> [Task to carry out]
Every line holding the string "this" should be gathered.
───── Extracted entries
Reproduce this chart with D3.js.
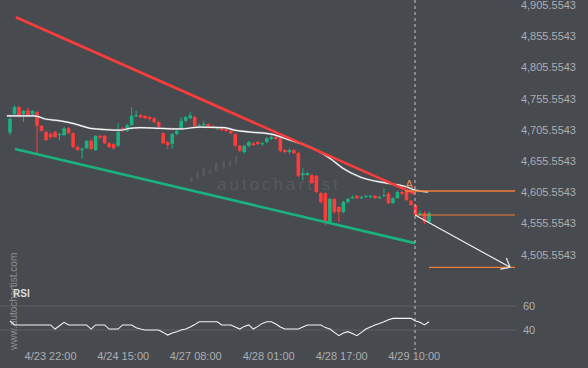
──────────
───── Extracted entries
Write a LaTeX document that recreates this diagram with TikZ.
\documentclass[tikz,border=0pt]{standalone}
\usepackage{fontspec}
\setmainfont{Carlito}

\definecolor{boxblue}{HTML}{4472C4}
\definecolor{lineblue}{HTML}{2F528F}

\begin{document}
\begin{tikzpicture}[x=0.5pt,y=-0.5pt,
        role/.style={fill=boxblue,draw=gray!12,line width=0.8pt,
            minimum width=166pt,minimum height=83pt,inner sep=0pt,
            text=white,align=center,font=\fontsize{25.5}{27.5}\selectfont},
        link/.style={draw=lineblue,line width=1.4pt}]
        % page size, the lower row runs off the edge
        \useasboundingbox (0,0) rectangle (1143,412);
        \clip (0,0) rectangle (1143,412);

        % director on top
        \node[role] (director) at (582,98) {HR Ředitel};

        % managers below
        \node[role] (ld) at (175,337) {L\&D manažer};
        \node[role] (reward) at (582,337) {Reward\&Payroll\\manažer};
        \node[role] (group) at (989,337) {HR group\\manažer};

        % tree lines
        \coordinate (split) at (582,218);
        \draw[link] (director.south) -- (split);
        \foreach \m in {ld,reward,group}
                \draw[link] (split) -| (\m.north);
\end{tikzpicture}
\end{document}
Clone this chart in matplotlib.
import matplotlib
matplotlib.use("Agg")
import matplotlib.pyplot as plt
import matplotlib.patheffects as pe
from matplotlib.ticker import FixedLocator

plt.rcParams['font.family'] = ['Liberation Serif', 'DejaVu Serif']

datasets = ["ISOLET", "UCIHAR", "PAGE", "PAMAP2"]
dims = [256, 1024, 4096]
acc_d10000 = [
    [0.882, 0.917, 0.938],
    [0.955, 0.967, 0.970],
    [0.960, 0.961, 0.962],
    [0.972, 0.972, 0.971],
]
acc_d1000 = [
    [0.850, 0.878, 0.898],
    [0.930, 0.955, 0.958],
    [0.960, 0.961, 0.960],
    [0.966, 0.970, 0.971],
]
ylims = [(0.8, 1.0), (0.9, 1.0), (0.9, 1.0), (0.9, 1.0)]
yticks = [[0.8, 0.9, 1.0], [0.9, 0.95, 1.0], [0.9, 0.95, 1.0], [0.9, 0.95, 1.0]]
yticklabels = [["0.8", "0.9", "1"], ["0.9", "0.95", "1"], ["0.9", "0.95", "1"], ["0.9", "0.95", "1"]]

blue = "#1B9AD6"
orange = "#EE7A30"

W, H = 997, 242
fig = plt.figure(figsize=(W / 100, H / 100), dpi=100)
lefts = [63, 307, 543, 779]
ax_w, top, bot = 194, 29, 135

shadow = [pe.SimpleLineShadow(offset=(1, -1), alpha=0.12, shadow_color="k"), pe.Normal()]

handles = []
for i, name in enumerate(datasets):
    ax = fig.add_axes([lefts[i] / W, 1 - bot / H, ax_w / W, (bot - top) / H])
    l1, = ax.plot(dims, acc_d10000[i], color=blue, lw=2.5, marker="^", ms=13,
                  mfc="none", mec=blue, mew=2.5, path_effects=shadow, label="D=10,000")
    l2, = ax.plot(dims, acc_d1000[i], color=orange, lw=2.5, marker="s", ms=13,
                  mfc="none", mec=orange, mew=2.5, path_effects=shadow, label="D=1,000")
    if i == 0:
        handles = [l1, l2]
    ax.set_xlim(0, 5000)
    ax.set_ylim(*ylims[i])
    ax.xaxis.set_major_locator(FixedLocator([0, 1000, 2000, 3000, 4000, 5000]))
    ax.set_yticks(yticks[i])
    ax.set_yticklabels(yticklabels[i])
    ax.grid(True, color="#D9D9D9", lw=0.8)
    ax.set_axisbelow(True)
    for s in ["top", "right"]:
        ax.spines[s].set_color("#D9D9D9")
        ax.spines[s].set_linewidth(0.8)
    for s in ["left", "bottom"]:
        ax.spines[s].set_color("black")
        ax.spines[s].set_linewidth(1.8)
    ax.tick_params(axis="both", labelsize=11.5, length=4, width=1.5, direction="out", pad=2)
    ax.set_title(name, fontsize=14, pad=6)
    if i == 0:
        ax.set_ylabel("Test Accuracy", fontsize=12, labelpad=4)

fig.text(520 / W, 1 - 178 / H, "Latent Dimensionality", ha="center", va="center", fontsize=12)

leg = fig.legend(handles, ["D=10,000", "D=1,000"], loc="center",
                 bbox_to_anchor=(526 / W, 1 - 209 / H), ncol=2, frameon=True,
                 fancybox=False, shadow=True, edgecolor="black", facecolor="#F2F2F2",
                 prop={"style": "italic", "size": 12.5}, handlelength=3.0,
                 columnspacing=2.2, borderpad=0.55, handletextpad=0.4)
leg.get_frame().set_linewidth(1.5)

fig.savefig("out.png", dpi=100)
──────────
> [Result of the exercise]
Reproduce this chart with D3.js.
Write a LaTeX document that recreates this diagram with TikZ.
Clone this chart in matplotlib.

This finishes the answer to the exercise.